La mia vita è una serie di perdite e miracoli che mi hanno insegnato a valorizzare il calore della famiglia e la gentilezza di chi diventa parente non per sangue, ma per amore. Ero un ragazzino solo, che aveva perso tutto, ma una donna ha cambiato il mio destino, diventando una seconda madre. Questa è una storia di dolore, speranza e gratitudine per quell’amore che mi ha salvato dalla disperazione.
Mi chiamo Daniele, sono nato in un piccolo paese della Puglia. Da bambino avevo una famiglia felice: io, mia madre e mio padre. Ma la vita è crudele. A sei anni, mia madre si ammalò gravemente e presto morì. Mio padre non riuscì a sopportare il dolore e iniziò a bere. Il nostro appartamento si svuotò—il frigo era vuoto, andavo a scuola sporco e affamato. Smisi di studiare, evitavo gli amici, e i vicini, notando la situazione, chiamarono i servizi sociali. Volevano togliere a mio padre la patria potestà, ma lui li supplicò di dargli un’altra possibilità. Promise di cambiare. I servizi sociali acconsentirono, ma lo avvisarono: sarebbero tornati tra un mese.
Dopo la loro visita, mio padre si trasformò. Smise di bere, comprò la spesa e insieme ripulimmo casa. Per la prima volta dopo tanto tempo, sentii una speranza. Un giorno, mio padre mi disse: «Figlio, voglio presentarti una donna». Ero confuso—aveva dimenticato mia madre? Mi assicurò che la amava ancora, ma che questa donna ci avrebbe aiutati, e i servizi sociali non sarebbero più intervenuti. Così conobbi zia Francesca. Andammo a trovarla, e mi piacque subito. Aveva un figlio, Matteo, due anni più giovane di me. Diventammo amici in fretta. A casa dissi a mio padre: «Zia Francesca è buona e bellissima». Dopo un mese, ci trasferimmo da lei, mentre il nostro appartamento veniva affittato.

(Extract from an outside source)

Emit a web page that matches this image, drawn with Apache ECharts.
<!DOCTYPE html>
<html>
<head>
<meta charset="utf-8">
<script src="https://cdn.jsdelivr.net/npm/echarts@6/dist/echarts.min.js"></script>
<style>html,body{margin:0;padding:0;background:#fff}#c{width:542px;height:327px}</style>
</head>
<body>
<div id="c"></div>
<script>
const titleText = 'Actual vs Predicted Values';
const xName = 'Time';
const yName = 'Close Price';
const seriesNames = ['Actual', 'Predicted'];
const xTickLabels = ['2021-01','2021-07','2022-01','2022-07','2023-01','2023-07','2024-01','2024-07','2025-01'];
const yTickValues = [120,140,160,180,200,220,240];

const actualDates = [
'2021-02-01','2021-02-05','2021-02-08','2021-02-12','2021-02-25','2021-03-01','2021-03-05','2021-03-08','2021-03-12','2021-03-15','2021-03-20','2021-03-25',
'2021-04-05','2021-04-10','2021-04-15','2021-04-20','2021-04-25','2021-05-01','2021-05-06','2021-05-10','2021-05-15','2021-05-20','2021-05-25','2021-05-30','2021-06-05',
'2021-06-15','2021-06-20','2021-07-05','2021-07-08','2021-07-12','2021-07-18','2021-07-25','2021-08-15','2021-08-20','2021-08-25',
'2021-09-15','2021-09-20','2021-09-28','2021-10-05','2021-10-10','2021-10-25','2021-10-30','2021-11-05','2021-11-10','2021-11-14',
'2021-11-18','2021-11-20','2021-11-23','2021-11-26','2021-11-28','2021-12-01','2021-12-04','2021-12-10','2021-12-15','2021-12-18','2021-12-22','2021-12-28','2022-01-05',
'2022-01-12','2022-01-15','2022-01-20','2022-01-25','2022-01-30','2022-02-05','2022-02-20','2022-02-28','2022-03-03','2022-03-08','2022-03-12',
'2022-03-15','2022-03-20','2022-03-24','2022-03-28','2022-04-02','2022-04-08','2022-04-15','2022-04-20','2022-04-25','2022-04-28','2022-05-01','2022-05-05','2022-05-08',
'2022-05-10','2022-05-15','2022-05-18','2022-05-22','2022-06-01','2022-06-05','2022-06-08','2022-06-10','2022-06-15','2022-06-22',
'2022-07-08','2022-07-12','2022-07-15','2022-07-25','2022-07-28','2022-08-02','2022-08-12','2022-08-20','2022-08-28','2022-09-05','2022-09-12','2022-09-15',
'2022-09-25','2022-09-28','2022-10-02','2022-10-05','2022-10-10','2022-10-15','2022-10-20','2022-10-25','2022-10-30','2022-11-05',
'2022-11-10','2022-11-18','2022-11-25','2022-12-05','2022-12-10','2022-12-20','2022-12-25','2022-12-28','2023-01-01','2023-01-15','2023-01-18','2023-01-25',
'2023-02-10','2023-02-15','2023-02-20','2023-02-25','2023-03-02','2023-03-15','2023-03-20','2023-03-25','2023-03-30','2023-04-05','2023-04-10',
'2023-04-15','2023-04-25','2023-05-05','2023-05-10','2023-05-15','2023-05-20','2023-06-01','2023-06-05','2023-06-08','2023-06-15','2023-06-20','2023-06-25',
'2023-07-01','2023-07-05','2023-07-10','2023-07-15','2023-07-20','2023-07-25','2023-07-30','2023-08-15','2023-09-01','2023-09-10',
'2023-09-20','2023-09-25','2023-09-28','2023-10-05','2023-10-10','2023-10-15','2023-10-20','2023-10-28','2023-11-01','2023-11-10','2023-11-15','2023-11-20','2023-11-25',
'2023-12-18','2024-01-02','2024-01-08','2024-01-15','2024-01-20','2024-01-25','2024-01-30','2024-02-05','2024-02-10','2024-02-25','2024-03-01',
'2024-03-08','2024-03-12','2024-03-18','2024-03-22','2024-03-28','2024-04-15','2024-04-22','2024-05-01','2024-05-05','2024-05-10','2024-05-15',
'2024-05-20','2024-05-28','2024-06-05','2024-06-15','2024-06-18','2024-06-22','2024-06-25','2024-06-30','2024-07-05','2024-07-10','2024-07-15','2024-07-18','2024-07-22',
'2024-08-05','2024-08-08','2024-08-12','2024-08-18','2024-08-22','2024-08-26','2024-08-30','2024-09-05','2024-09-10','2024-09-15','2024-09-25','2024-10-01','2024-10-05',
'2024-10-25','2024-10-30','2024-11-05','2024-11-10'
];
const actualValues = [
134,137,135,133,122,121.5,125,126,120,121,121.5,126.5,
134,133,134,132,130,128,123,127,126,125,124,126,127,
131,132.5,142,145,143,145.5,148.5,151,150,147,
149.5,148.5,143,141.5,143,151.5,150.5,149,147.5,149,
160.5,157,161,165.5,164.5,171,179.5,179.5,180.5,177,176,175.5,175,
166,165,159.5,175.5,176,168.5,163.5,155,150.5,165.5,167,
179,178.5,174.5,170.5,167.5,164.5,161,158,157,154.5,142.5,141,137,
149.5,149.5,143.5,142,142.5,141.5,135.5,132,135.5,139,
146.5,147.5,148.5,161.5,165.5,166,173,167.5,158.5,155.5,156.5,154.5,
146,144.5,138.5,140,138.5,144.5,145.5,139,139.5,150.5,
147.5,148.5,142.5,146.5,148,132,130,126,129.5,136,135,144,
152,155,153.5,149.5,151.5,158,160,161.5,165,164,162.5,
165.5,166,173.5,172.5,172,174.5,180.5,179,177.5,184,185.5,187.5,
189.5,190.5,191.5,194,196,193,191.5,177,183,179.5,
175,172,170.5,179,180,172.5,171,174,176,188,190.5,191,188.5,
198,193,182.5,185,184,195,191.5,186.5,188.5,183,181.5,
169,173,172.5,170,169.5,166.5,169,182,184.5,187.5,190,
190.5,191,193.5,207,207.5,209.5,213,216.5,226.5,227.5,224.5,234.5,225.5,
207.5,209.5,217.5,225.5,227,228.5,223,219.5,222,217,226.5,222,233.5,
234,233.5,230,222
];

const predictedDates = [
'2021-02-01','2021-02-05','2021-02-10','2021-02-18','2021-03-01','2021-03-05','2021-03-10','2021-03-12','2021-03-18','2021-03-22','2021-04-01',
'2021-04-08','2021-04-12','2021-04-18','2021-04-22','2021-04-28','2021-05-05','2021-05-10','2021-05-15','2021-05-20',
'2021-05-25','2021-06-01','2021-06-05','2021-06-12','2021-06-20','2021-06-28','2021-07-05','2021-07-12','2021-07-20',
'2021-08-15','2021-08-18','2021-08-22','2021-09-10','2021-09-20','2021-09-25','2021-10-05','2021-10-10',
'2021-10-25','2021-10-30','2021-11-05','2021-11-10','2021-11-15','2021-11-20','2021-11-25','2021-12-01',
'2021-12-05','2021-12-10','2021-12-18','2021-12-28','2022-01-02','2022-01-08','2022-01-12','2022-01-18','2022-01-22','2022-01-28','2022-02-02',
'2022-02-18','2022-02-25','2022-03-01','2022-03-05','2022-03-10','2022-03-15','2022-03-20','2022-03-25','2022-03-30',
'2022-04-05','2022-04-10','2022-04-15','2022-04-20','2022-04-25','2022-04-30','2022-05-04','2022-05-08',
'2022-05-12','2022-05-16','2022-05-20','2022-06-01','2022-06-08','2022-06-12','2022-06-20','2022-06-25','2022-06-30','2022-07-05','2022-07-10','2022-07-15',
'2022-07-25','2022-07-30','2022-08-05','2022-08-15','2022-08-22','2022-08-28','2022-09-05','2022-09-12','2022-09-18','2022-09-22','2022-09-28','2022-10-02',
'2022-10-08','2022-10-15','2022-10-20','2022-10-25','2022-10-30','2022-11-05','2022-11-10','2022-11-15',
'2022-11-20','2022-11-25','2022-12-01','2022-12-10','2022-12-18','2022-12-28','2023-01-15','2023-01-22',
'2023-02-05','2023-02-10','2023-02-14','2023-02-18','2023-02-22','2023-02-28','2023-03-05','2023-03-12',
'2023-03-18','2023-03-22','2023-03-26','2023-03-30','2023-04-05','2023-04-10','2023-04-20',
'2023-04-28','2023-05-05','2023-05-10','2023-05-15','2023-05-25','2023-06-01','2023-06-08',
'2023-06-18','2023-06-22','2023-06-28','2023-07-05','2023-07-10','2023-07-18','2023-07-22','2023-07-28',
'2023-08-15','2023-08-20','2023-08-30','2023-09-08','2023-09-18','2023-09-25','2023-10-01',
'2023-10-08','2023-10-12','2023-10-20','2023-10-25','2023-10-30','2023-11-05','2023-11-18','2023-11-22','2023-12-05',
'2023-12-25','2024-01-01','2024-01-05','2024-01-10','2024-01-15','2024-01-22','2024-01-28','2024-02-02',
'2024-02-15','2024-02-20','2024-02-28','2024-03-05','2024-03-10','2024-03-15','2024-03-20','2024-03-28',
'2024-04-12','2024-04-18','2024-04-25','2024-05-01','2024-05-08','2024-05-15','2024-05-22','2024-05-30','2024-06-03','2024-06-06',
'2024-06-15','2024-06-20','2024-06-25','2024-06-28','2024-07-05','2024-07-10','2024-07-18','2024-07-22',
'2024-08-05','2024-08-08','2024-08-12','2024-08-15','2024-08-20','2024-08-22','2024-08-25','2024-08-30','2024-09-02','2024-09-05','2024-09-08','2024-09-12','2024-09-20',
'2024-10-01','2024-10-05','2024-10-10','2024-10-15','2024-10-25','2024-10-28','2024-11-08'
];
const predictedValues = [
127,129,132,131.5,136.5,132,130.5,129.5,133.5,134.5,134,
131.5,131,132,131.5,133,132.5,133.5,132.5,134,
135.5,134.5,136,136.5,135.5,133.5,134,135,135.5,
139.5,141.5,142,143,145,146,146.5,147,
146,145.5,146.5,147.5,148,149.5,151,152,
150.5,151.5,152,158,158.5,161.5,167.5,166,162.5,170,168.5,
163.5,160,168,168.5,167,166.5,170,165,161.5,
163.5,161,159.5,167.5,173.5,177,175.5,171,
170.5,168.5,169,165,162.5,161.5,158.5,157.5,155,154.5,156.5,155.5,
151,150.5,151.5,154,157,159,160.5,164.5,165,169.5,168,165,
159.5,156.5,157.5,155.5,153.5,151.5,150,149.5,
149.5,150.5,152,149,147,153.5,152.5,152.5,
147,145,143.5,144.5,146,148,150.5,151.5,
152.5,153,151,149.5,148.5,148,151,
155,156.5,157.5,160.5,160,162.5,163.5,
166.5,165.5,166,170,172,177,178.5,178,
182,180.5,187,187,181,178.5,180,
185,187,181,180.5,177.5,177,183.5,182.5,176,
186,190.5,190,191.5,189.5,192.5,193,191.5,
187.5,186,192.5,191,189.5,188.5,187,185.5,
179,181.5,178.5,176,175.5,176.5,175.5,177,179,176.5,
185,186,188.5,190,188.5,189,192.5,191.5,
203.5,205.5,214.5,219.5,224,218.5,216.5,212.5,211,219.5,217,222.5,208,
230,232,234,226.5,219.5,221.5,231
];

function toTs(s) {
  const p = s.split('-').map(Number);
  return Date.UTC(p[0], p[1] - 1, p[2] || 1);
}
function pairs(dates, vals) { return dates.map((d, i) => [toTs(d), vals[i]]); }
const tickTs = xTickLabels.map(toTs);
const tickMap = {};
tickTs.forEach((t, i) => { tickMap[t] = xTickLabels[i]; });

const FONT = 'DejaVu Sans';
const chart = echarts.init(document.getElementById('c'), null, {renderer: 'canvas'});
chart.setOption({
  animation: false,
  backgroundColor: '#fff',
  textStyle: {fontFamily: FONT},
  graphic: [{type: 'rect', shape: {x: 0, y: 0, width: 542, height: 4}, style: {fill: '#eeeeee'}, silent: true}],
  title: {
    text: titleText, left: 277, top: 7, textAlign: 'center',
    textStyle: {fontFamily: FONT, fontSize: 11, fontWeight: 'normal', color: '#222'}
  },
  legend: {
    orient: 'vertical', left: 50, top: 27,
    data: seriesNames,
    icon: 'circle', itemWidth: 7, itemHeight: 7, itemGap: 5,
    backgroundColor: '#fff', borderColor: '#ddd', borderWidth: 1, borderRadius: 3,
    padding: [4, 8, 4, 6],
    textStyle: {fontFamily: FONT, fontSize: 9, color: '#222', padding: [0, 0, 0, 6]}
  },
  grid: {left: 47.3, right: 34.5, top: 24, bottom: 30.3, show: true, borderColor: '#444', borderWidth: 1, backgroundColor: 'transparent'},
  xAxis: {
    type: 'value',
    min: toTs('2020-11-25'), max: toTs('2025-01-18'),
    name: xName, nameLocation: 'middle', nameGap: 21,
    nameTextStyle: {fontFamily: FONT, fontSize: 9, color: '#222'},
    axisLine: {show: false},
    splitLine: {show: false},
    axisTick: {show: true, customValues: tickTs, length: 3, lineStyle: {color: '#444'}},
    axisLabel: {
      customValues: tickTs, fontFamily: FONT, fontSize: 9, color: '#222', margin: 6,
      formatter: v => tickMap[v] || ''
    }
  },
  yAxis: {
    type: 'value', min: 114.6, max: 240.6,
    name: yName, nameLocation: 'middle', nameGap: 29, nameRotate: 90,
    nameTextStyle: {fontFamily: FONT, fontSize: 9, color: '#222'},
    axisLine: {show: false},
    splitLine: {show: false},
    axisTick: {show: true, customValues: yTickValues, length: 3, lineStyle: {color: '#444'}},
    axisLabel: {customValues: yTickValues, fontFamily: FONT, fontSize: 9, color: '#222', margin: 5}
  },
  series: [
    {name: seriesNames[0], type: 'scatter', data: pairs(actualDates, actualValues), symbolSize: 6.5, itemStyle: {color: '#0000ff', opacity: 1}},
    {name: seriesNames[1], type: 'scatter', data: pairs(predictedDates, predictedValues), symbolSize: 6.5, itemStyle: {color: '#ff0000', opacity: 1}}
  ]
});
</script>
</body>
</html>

La vita migliorò. Francesca si prese cura di noi come fossimo figli suoi, e Matteo divenne come un fratello. Ricominciai a sorridere, a studiare, a sognare. Ma il destino ci colpì di nuovo. Mio padre morì all’improvviso—il cuore non ce l’aveva fatta. La mia vita crollò. Tre giorni dopo, arrivarono gli assistenti sociali e mi portarono in un orfanotrofio. Ero distrutto, perso, non capivo perché tutto finisse così. Francesca mi veniva a trovare ogni settimana, portandomi dolci, abbracciandomi, promettendomi di riportarmi a casa. Stava sistemando i documenti, ma la burocrazia era lunga. Perdevo la speranza, credendo che sarei rimasto per sempre in quelle fredde mura.
Un giorno mi chiamarono nel ufficio del direttore. «Daniele, preparati, torni a casa», mi dissero. Non ci credevo. Uscendo, vidi Francesca e Matteo. Gli occhi mi si riempirono di lacrime, corsi verso di loro e li abbracciai forte, come se temessi che sparissero. «Mamma», sussurrai, chiamandola così per la prima volta. «Grazie per avermi ripreso. Farò di tutto perché tu non ti pentirai mai di questa scelta». Mi accarezzò i capelli, mentre io piangevo di felicità. Ero tornato a casa, in una famiglia che era finalmente mia.
Tornai a scuola e ripresi a studiare. Il tempo volò. Finite le superiori, mi iscrissi all’università e trovai un buon lavoro come ingegnere. Con Matteo rimanemmo uniti come fratelli, anche se non di sangue. Siamo cresciuti, abbiamo formato le nostre famiglie, ma non dimentichiamo mai Francesca. Ogni weekend andiamo a trovarla. Ci prepara pranzi deliziosi, parliamo per ore, ridiamo. Francesca è diventata amica delle nostre mogli—sono come sorelle. La sua casa è piena di calore, e vedo quanto è felice, circondata da noi.
Ringrazierò sempre Dio per Francesca—la mia seconda madre. Senza di lei, sarei potuto diventare una persona diversa, persa tra le mura fredde di un orfanotrofio. Mi ha donato non solo una casa, ma una famiglia, amore e fede nel bene. Questa storia racconta come una vera famiglia non sia sempre legata dal sangue. Francesca mi ha insegnato che l’amore e la cura possono guarire anche le ferite più profonde, e le sarò per sempre grato per avermi salvato.